I appreciate the candor of Father Alexander Men in chapter 2 on Prayer as a Loving Response and Sacramental Encounter. He writes, “How can I pray, since I do not now any prayers? This, my friends, is a mistake, because when you talk to each other or to a loved one, you do not need to read a paper or seek someone else’s words…Prayers written in the prayer book are just aids. They are not spells or pagan formulas to summon a spirit, but rather a conversation between a person and God – a sacramental, vivifying encounter that gives purpose, fullness of life, and incomparable joy.” (22) Prayer comes naturally as we give our hearts to God and speak our own words. Father Alexander is insistent that although prayer books are good, they are not a magic genie in a bottle. No, they aid your personal prayers as you seek to grow in your prayer life. Furthermore, Alexander comments on the goal of the Church Fathers who consider a person’s prayerful condition to be unceasing prayer. Men writes, “This means that he orients himself around God – with thanksgiving, with pleas, with repentance.” (29) The life given over to the presence of God is not blind repetitious acts of prayer but in everything we do being in the presence of God through prayer.

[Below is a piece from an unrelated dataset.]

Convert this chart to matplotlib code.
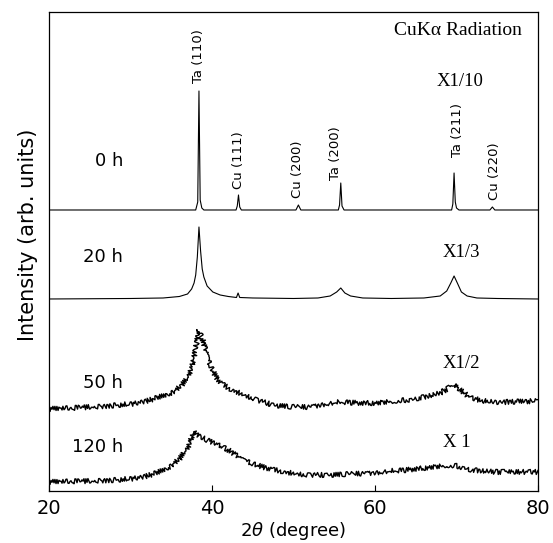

I found Appendix C on Examination of Conscience related to Confession to be illuminating and worth looking at over and again. Confession for Protestants is much different as for me, but the questions Alexander asks are beneficial for all believers. He writes, “What has been dominant: feelings of loss or feelings of gain? In what situations is it most difficult for you to be honest and open about your thoughts, emotions, and feelings?” (156) These questions cut the heart of issues that we rarely face during each week. But examining these questions in light of confessing our sins before God gives us the freedom that God not only forgives but gives us great strength in the battle against the things that drag us down.
Thanks to Paraclete Press for the copy of this book in exchange for review.